= Challenge =
Shown below is a listing with pictures; reproduce exactly, and only, the lines between the ones containing "Write the React, TypeScript" and "100, interval: 20", inclusive, leaving the pictures out.

= Available data =
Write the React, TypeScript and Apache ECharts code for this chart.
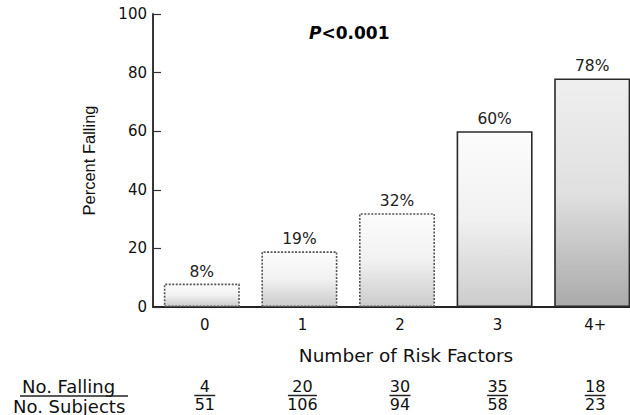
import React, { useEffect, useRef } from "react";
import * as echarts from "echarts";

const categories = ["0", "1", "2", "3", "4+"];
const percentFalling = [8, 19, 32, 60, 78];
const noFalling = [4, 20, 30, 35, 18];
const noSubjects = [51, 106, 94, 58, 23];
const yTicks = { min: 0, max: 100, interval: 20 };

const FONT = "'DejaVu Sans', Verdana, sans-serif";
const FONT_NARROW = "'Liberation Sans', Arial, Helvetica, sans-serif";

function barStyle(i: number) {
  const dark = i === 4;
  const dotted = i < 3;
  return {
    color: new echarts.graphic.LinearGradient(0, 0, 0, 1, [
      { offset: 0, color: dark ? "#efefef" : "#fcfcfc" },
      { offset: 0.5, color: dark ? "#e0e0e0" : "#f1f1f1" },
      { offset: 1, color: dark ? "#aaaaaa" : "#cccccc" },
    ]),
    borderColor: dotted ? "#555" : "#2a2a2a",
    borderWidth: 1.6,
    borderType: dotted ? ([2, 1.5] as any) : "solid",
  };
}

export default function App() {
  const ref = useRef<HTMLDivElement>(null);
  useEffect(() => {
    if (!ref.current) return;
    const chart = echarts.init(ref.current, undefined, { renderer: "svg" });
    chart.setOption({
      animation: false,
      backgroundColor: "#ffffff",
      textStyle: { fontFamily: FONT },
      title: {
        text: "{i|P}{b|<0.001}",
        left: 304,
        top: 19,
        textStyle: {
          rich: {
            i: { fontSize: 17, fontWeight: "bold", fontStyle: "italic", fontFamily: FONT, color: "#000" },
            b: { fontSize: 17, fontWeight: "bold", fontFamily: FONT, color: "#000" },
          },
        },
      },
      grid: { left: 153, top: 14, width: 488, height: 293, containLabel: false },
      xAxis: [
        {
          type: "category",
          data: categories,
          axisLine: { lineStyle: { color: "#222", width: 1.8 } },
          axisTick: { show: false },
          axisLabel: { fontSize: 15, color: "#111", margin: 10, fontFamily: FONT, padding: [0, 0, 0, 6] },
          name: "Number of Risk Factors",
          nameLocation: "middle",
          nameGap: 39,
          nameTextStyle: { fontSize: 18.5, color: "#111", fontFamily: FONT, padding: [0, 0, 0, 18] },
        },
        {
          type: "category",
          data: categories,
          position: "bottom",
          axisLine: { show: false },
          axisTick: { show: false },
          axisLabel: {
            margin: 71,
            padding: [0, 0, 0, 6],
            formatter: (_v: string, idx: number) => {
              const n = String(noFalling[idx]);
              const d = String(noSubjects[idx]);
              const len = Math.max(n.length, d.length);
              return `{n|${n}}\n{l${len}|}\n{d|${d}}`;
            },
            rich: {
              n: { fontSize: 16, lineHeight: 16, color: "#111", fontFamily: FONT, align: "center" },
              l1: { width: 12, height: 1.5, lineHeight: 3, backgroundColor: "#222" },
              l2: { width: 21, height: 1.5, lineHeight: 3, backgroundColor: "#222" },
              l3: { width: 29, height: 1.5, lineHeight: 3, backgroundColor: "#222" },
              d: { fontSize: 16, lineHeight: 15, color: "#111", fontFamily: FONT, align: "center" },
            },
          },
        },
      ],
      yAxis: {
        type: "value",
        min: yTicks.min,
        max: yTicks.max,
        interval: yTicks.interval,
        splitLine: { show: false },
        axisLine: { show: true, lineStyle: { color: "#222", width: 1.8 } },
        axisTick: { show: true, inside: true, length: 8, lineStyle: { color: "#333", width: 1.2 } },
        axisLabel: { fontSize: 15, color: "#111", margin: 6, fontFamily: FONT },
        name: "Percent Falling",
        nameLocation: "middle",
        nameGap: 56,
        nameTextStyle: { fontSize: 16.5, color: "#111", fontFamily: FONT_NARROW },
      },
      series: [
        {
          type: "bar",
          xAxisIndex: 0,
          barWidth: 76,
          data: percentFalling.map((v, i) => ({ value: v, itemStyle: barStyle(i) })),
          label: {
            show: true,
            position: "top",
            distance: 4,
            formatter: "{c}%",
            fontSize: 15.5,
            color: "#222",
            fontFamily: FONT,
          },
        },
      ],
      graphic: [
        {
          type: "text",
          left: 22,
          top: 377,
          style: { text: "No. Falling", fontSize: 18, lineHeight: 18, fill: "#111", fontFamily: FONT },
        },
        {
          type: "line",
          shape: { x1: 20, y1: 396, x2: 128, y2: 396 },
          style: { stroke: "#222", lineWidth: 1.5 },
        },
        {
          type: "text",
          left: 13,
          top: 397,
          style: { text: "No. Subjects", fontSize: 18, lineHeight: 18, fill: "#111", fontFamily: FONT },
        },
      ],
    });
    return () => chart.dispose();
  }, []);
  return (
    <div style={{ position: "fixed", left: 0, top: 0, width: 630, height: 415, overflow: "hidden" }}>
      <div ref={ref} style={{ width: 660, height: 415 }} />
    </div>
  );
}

==

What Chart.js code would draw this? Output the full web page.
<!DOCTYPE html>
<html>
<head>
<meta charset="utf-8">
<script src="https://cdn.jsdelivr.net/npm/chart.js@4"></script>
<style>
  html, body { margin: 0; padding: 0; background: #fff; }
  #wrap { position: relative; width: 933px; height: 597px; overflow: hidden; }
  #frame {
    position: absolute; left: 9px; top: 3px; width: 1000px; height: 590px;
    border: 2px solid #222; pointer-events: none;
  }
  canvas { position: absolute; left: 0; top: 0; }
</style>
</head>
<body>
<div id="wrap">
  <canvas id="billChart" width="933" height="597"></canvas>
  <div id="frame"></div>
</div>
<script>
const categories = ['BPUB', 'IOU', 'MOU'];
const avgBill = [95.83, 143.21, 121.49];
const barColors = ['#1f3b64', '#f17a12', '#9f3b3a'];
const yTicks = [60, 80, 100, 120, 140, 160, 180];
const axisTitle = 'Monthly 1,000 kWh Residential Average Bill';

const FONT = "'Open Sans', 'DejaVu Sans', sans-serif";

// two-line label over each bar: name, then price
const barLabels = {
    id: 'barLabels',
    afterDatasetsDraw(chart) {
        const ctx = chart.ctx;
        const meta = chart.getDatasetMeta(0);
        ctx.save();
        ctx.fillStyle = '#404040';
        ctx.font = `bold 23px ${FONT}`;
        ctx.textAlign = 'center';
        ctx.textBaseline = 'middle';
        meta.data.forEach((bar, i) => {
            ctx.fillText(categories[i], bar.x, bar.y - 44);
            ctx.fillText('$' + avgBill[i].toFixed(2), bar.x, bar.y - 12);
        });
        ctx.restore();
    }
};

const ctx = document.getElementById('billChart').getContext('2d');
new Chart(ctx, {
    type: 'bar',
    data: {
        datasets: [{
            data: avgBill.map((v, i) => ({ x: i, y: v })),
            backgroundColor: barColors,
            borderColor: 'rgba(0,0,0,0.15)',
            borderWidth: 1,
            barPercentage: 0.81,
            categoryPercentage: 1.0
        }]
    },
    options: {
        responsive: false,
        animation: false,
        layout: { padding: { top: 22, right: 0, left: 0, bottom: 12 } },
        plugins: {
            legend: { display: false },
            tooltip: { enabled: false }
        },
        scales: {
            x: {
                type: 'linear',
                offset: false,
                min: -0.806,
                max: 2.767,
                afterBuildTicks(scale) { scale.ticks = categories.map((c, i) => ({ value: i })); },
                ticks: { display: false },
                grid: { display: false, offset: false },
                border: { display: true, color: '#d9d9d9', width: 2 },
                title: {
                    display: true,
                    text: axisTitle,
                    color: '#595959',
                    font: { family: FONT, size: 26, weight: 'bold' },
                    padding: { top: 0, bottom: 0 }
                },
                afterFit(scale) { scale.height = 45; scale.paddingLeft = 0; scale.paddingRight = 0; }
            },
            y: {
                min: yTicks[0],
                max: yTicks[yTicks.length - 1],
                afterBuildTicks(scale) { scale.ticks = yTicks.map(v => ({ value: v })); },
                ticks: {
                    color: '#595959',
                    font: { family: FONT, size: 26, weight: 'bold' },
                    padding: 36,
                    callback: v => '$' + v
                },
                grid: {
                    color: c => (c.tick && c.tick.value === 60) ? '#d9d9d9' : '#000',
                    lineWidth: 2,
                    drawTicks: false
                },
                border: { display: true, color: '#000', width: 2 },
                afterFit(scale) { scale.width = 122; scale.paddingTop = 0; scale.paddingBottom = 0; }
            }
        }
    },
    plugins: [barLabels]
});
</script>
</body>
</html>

--

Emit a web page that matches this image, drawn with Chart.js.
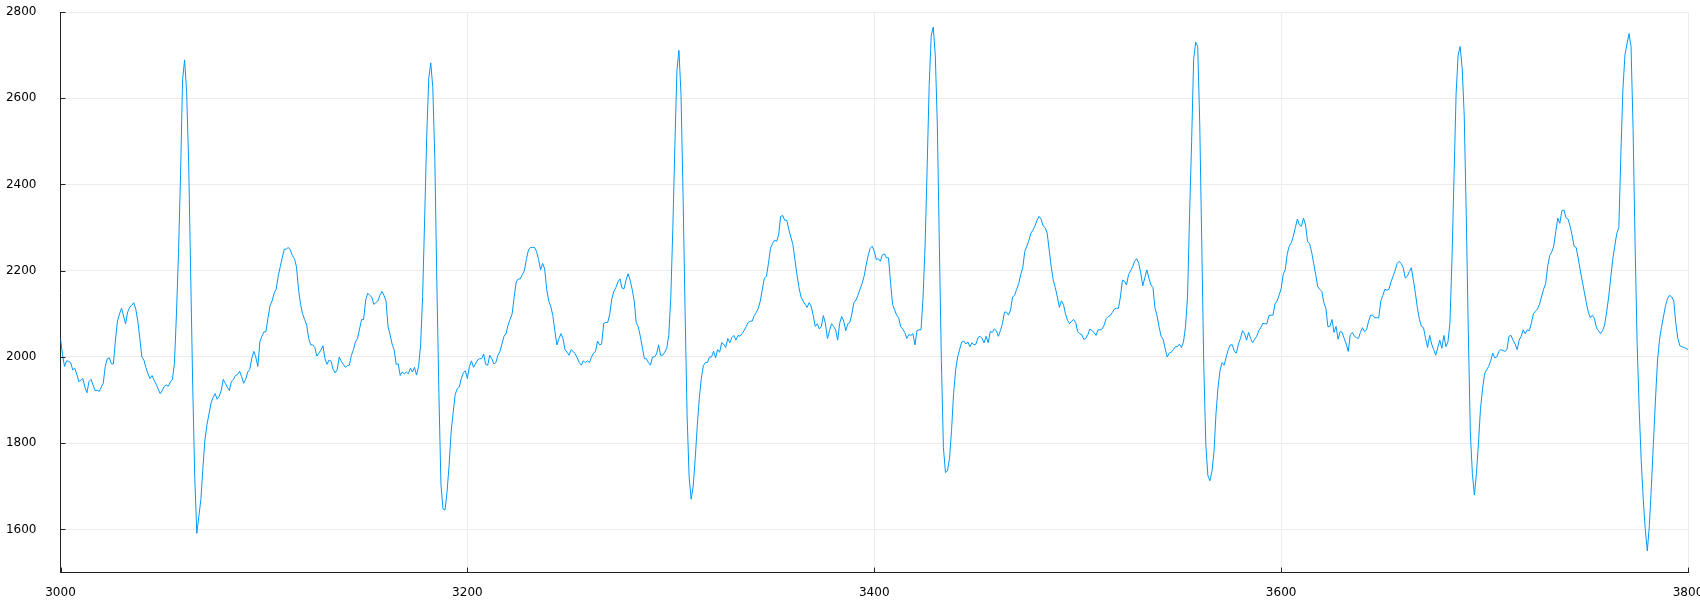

= Right answer =
Write the React, TypeScript and Apache ECharts code for this chart.
import React, { useEffect, useRef } from "react";
import * as echarts from "echarts";

const categories = ["0", "1", "2", "3", "4+"];
const percentFalling = [8, 19, 32, 60, 78];
const noFalling = [4, 20, 30, 35, 18];
const noSubjects = [51, 106, 94, 58, 23];
const yTicks = { min: 0, max: 100, interval: 20 };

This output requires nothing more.